Packer addressed concerns in a November DCR update. “DCR recognizes the imperfect nature of this process, but we are confident that the integrity and fairness of the process has not been compromised. Nevertheless, the imperfect nature of policy implementation has fueled mass speculation and contention,” Packer wrote.
Packer reiterated this sentiment in Thursday’s meeting, asserting that DCR took reasonable and appropriate actions to ensure that applicants were not unfairly advantaged or disadvantaged by these two early applications. This was done by “normalizing” the early applications to a 10 a.m. start time by giving them an order number based on the amount of time it took them to complete their applications. Members of the audience and the Commission had questions about whether this approach was reasonable. It is unclear whether different internet speeds and the program used to implement the application process could have impacted the time that these applications were submitted.
Packer spoke about implementation of the Social Equity Program and the harm applicants feel it has caused them.
“I agree with many of the folks in this room who are frustrated by the hope that was presented by this department and by this Program. I didn’t think that it would take us this long to get to this point and I am disappointed with where we are at,” Packer said.
Packer addressed those upset that DCR allowed 802 applicants, who say they took financial risk to participate in the Phase 3 process, when only 100 would be selected.
“For the 700 people who aren’t successful, we created unnecessary harm,” Packer told the audience.
Packer pinned the problems in the process on the length of time it is taking to staff and resource DCR to ensure that proper structures and programs are in place to support applicants, especially with respect to the business compliance assistance program. Packer outlined plans for the hiring of six new consultants to assist in this program moving forward. Packer also expressed a need for “proper leadership” from affected communities and elected officials to improve the process, however, no specific details were given on the role these leaders should play.
Members of the audience voiced concerns about a lack of accountability and communication from DCR and the Commission, and that they did not feel they were being heard or responded to effectively. Packer agreed that DCR had not been communicating efficiently and said that this was a result of not having a public information director or designated public information campaign. Packer said that communication would be a top priority in the new year to better facilitate conversations between stakeholders, the community, and the DCR.

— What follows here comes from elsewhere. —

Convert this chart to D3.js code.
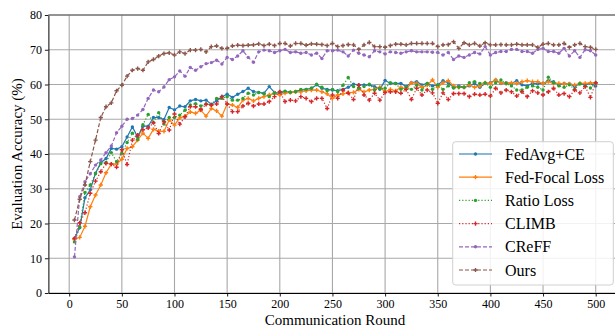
<!DOCTYPE html>
<html lang="en">

<head>
    <meta charset="UTF-8">
    <title>Evaluation Accuracy</title>
    <script src="https://d3js.org/d3.v7.min.js"></script>
    <style>
        body { margin: 0; background: #fff; }
        svg, svg text { font-family: "Liberation Serif", "Times New Roman", serif; }
    </style>
</head>

<body>
    <svg id="chart" width="615" height="329"></svg>

    <script>
        // Communication rounds 5, 10, ..., 500
        const rounds = d3.range(5, 501, 5);
        const xTicks = [0, 50, 100, 150, 200, 250, 300, 350, 400, 450, 500];
        const yTicks = [0, 10, 20, 30, 40, 50, 60, 70, 80];

        const fedAvg = [
            15.7, 18.8, 27.4, 29.7, 34.5, 37.5, 38.7, 41.6, 41.4, 42.1, 44.9, 47.8, 44.9, 48.0, 48.0, 50.5, 50.5, 49.9, 53.4, 52.7,
            53.8, 53.6, 55.3, 55.7, 55.3, 55.5, 54.3, 55.3, 56.5, 57.2, 56.3, 57.2,
            58.0, 58.9, 58.0, 57.7, 57.5, 59.4, 57.7, 57.5, 58.0, 57.7, 58.0, 58.4, 58.6, 58.9, 59.9, 58.9, 58.6, 58.4, 58.2, 58.6,
            59.2, 60.1, 59.9, 59.9, 59.9, 59.4, 58.6, 61.2, 60.3, 60.3, 60.3, 59.4, 60.5, 60.8, 59.9, 60.3,
            59.6,
            59.9, 61.1, 60.5, 59.2, 59.6, 59.2, 59.6, 60.3, 59.2, 60.3, 60.5, 61.3, 60.3, 60.5, 60.3, 61.1, 59.9, 59.6, 60.3, 60.2,
            60.3, 61.1, 60.8, 59.9, 60.3, 60.2, 59.4, 60.3, 59.9, 60.3, 59.6
        ];
        const fedFocal = [
            15.4, 16.0, 19.2, 24.8, 28.2, 31.1, 34.6, 37.1, 37.1, 38.5, 41.6, 42.1, 44.0, 46.0, 44.5, 47.1, 46.6, 46.5, 49.8, 48.3,
            50.4, 50.9, 52.1, 51.7, 52.6, 50.9, 53.1, 52.4, 50.9, 54.4, 54.1, 53.4,
            55.5, 56.0, 55.3, 56.0, 56.5, 57.0, 57.5, 57.0, 57.5, 57.7, 57.9, 57.9, 58.2, 58.4, 58.4, 57.9, 57.3, 56.0, 57.0, 57.3,
            57.7, 57.7, 58.6, 57.9, 58.4, 58.6, 59.2, 57.9, 58.6, 58.2, 59.2, 58.6, 60.5, 60.3, 59.2, 59.8,
            61.3,
            59.2, 60.5, 61.1, 59.6, 59.2, 59.2, 59.9, 59.2, 59.6, 60.5, 60.3, 61.3, 60.5, 60.3, 60.5, 60.3, 60.8, 61.1, 60.8, 60.8,
            60.3, 60.8, 60.3, 60.3, 60.2, 60.2, 59.9, 60.3, 60.3, 60.5, 60.3
        ];
        const ratioLoss = [
            14.7, 19.0, 28.9, 31.1, 34.3, 37.2, 37.6, 40.4, 37.8, 40.2, 43.3, 46.0, 44.2, 48.4, 51.4, 49.0, 51.9, 48.6, 50.5, 50.5,
            51.2, 52.6, 54.1, 54.5, 53.8, 54.4, 54.1, 56.0, 56.0, 56.5, 55.5, 55.5,
            56.0, 57.5, 57.0, 57.7, 57.3, 56.5, 57.5, 57.9, 58.1, 57.8, 57.9, 58.6, 58.6, 58.9, 60.1, 59.2, 58.2, 58.6, 57.9, 59.8,
            62.0, 59.4, 58.9, 59.4, 60.1, 58.4, 58.9, 58.9, 60.5, 60.3, 58.6, 59.2, 58.6, 59.8, 58.4, 60.3,
            58.6,
            59.9, 58.6, 59.6, 59.0, 59.2, 59.2, 60.5, 60.8, 60.3, 60.5, 59.2, 60.5, 61.3, 60.3, 59.6, 58.4, 58.4, 59.2, 59.6, 59.2,
            58.4, 62.1, 60.5, 59.6, 59.2, 59.9, 58.6, 60.2, 59.6, 59.0, 60.5
        ];
        const climb = [
            15.7, 20.2, 23.1, 28.7, 32.2, 34.9, 37.3, 37.1, 36.2, 41.2, 37.0, 44.0, 45.4, 47.0, 47.5, 49.0, 45.9, 49.3, 46.9, 51.5,
            48.6, 50.7, 53.6, 53.6, 52.8, 54.3, 54.1, 54.4, 56.5, 54.4, 52.2, 52.2,
            53.8, 54.6, 53.8, 54.4, 54.4, 55.1, 56.5, 57.9, 55.1, 55.5, 55.3, 56.5, 56.0, 55.1, 56.0, 56.0, 53.1, 57.0, 56.0, 58.4,
            57.5, 55.7, 59.8, 57.0, 55.5, 57.5, 55.5, 57.7, 57.9, 57.9, 57.5, 58.6, 55.7, 58.9, 57.0, 58.4,
            57.6,
            54.6, 57.6, 55.7, 57.4, 57.4, 57.4, 56.5, 57.2, 57.0, 57.2, 56.7, 58.9, 57.6, 58.4, 57.9, 56.7, 57.9, 56.5, 58.2, 57.6,
            57.0, 57.9, 58.9, 57.0, 57.4, 56.5, 58.4, 57.6, 59.4, 56.3, 60.5
        ];
        const creff = [
            10.4, 27.7, 32.0, 34.3, 36.8, 38.3, 40.4, 42.3, 46.1, 48.0, 50.0, 50.2, 51.2, 52.8, 56.0, 58.4, 57.9, 59.3, 61.4, 62.2,
            63.9, 62.4, 64.9, 64.1, 65.1, 66.0, 66.3, 67.0, 65.9, 67.8, 67.2, 68.2,
            69.7, 67.8, 66.4, 69.4, 69.9, 69.7, 69.2, 69.7, 70.1, 69.2, 69.4, 69.0, 69.2, 68.5, 69.0, 67.5, 69.7, 69.7, 69.9, 69.4,
            68.2, 69.9, 69.0, 68.5, 68.0, 69.7, 69.4, 68.8, 69.4, 69.2, 69.0, 69.4, 69.7, 69.4, 69.4, 69.4,
            69.3,
            69.2, 68.5, 69.2, 67.2, 68.2, 67.8, 68.5, 69.2, 68.8, 70.9, 68.5, 69.2, 69.5, 69.5, 70.1, 70.1, 69.5, 69.5, 69.0, 70.1,
            70.4, 69.5, 69.5, 69.0, 70.4, 68.2, 69.7, 67.8, 70.0, 69.7, 68.5
        ];
        const ours = [
            21.0, 27.0, 31.1, 37.8, 44.0, 50.5, 53.6, 54.7, 58.2, 59.8, 62.4, 64.1, 64.6, 64.1, 66.5, 67.2, 68.2, 68.9, 69.1, 68.5,
            69.4, 68.9, 69.9, 69.9, 70.1, 69.4, 70.9, 71.1, 70.4, 70.4, 71.1, 71.3,
            71.2, 71.3, 71.4, 71.7, 71.2, 71.6, 71.2, 71.8, 71.8, 71.1, 71.8, 71.8, 71.3, 71.7, 71.6, 71.5, 71.2, 71.8, 70.9, 71.2,
            71.5, 71.4, 70.1, 71.4, 72.1, 70.9, 70.9, 70.7, 71.2, 71.6, 71.6, 71.4, 71.8, 71.8, 71.8, 71.8,
            71.8,
            70.9, 71.4, 71.5, 72.3, 70.4, 72.0, 71.4, 71.8, 71.1, 72.0, 71.4, 71.4, 71.5, 71.4, 71.4, 71.6, 71.4, 71.4, 71.4, 70.7,
            71.6, 71.8, 71.4, 71.4, 71.8, 70.7, 71.4, 71.8, 70.9, 70.7, 70.1
        ];

        const seriesNames = ["FedAvg+CE", "Fed-Focal Loss", "Ratio Loss", "CLIMB", "CReFF", "Ours"];
        const seriesValues = [fedAvg, fedFocal, ratioLoss, climb, creff, ours];

        // Look of each series (matplotlib tab10 colours)
        const styles = [
            { color: "#1f77b4", dash: null, marker: "dot" },
            { color: "#ff7f0e", dash: null, marker: "plus" },
            { color: "#2ca02c", dash: "1.2,2", marker: "dot" },
            { color: "#d62728", dash: "1.2,2", marker: "plus" },
            { color: "#9467bd", dash: "4,2", marker: "dot" },
            { color: "#8c564b", dash: "4,2", marker: "plus" }
        ];

        // Set up the plot area
        const margin = { top: 15, left: 48.4, bottom: 36 };
        const svgWidth = 615, svgHeight = 329;
        const plotBottom = svgHeight - margin.bottom;
        const serif = '"Liberation Serif", "Times New Roman", serif';

        const svg = d3.select("#chart");

        const xScale = d3.scaleLinear()
            .domain([-19.75, 524.75])
            .range([margin.left, margin.left + 544.5 * 1.053]);

        const yScale = d3.scaleLinear()
            .domain([0, 80])
            .range([plotBottom, margin.top]);

        // Grid lines
        svg.append("g")
            .selectAll("line")
            .data(xTicks)
            .join("line")
            .attr("x1", d => xScale(d)).attr("x2", d => xScale(d))
            .attr("y1", margin.top).attr("y2", plotBottom)
            .attr("stroke", "#a8a8a8").attr("stroke-width", 1.1);

        svg.append("g")
            .selectAll("line")
            .data(yTicks)
            .join("line")
            .attr("x1", margin.left).attr("x2", svgWidth)
            .attr("y1", d => yScale(d)).attr("y2", d => yScale(d))
            .attr("stroke", "#a8a8a8").attr("stroke-width", 1.1);

        // Axes
        const xAxis = svg.append("g")
            .attr("transform", `translate(0,${plotBottom})`)
            .call(d3.axisBottom(xScale).tickValues(xTicks).tickSize(3.5).tickPadding(3).tickSizeOuter(0));

        const yAxis = svg.append("g")
            .attr("transform", `translate(${margin.left},0)`)
            .call(d3.axisLeft(yScale).tickValues(yTicks).tickSize(3.5).tickPadding(3).tickSizeOuter(0));

        [xAxis, yAxis].forEach(ax => {
            ax.attr("font-family", serif).attr("font-size", 12);
            ax.selectAll("text").attr("fill", "#000");
            ax.select(".domain").attr("stroke", "#000").attr("stroke-width", 1);
            ax.selectAll(".tick line").attr("stroke", "#000").attr("stroke-width", 0.9);
        });

        // Top spine
        svg.append("line")
            .attr("x1", margin.left).attr("x2", svgWidth)
            .attr("y1", margin.top).attr("y2", margin.top)
            .attr("stroke", "#555").attr("stroke-width", 1);

        // Lines and markers
        const line = d3.line()
            .x((d, i) => xScale(rounds[i]))
            .y(d => yScale(d));

        const cross = d3.symbol().type(d3.symbolCross).size(10);

        function drawMarker(sel, style) {
            if (style.marker === "dot") {
                sel.append("circle")
                    .attr("r", 1.7)
                    .attr("fill", style.color);
            } else {
                sel.append("path")
                    .attr("d", cross)
                    .attr("fill", style.color);
            }
        }

        seriesValues.forEach((vals, k) => {
            const st = styles[k];
            svg.append("path")
                .datum(vals)
                .attr("fill", "none")
                .attr("stroke", st.color)
                .attr("stroke-width", 1.2)
                .attr("stroke-dasharray", st.dash)
                .attr("d", line);

            svg.append("g")
                .selectAll("g")
                .data(vals)
                .join("g")
                .attr("transform", (d, i) => `translate(${xScale(rounds[i])},${yScale(d)})`)
                .each(function () { drawMarker(d3.select(this), st); });
        });

        // Axis titles
        svg.append("text")
            .attr("x", 335)
            .attr("y", 325)
            .attr("text-anchor", "middle")
            .style("font-size", "15px")
            .text("Communication Round");

        svg.append("text")
            .attr("transform", `translate(22,${(margin.top + plotBottom) / 2}) rotate(-90)`)
            .attr("text-anchor", "middle")
            .style("font-size", "15px")
            .text("Evaluation Accuracy (%)");

        // Legend
        const legend = svg.append("g");
        legend.append("rect")
            .attr("x", 452.7).attr("y", 141.7)
            .attr("width", 160.6).attr("height", 143.3)
            .attr("rx", 3)
            .attr("fill", "#fff").attr("fill-opacity", 0.85)
            .attr("stroke", "#d0d0d0");

        seriesNames.forEach((name, k) => {
            const st = styles[k];
            const ly = 154 + k * 23.2;
            legend.append("line")
                .attr("x1", 459).attr("x2", 492)
                .attr("y1", ly).attr("y2", ly)
                .attr("stroke", st.color)
                .attr("stroke-width", 1.2)
                .attr("stroke-dasharray", st.dash);
            drawMarker(legend.append("g").attr("transform", `translate(475.5,${ly})`), st);
            legend.append("text")
                .attr("x", 505)
                .attr("y", ly + 5.5)
                .style("font-size", "16px")
                .text(name);
        });
    </script>
</body>

</html>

Near the end of the three-hour meeting, the Commission had a chance to respond to comments made by Packer and the attendees and expressed regret over the hardship to applicants who have been paying for rent on properties that may not receive licenses. Several audience members described that their life’s savings had been spent on these properties as they continued to pay thousands of dollars in monthly rental fees without being able to operate a business. Some applicants had investors, but say they were encouraged to sign unfavorable contracts with them, and others had investors pull-out.
“People from south Los Angeles who represent the people who have been disenfranchised by this country,” said Commissioner Philip Mercado, “have had hope dangled in front of them only to have it taken away over and over again. To have the city play into that one more time is unjustified.”
Assistant City Attorney Heather Aubry briefly paused the discussion to warn the Commission that they could not address anything that was not included in the agenda, which included the Phase 3 audit. It was then agreed upon that because Packer spoke about the audit in her report, it could be discussed by the Commissioners during the meeting, but no motions could be made on the subject.
Rita Villa, vice president of the Commission, responded with frustration that the Commission “took so long” to get the Social Equity Program up and running and about the “inability of this Commission to make a recommendation with respect to the audit.” Villa added, “We aren’t really doing what I came here to do, which is to hear stakeholders and see things get implemented.”
The Commission outlined items they would like to see. Since these recommendations could not be made in the form of a motion it is not clear what level of formality they will have:
• That there must be transparency in the audit process whereby everything that has been raised by stakeholders at the Thursday meeting and by Commissioners is responded to;
• That the community’s request to have a seat at the table for the audit be agreed to;
• That a full review of what happened on September 3, 2019 be completed and be placed into a database that displays how many applicants got in early, what was the remedy for each, and did the remedy adequately restore the integrity of the process;
• A full review of how the applicants got in early, how the passwords were unlocked and what ensued thereafter;
• That the application process not be paused during the audit process and that guidelines be provided on how applicants should proceed in the process with respect to the property they’ve been holding on to while they are waiting to have their applications processed for licensing;
• A different forum for community members to express their concerns as the Department has not been responding adequately or at all.
The meeting concluded with statements from Commission President Robert Ahn regarding the patience needed in developing a new industry.
“You think that LA is the only industry in trouble? Jurisdictions all over the country are having trouble,” Ahn said, mentioning that he traveled to Canada to see “what a fully legal market looks like.”
“You think they’re not having problems?” Ahn asked. “We are not alone in these issues. Can we improve? Yes. Must we improve? Yes. And we will improve,” but, Ahn added, “it’s going to take time.”
Corrections: Heather Aubry, Assistant City Attorney, not City Attorney Mike Feuer, addressed the Commission; Rita Villa is vice president of the Commission, not the Commission and DCR; recommendations listed by the Commission will not be put into a letter to the mayor.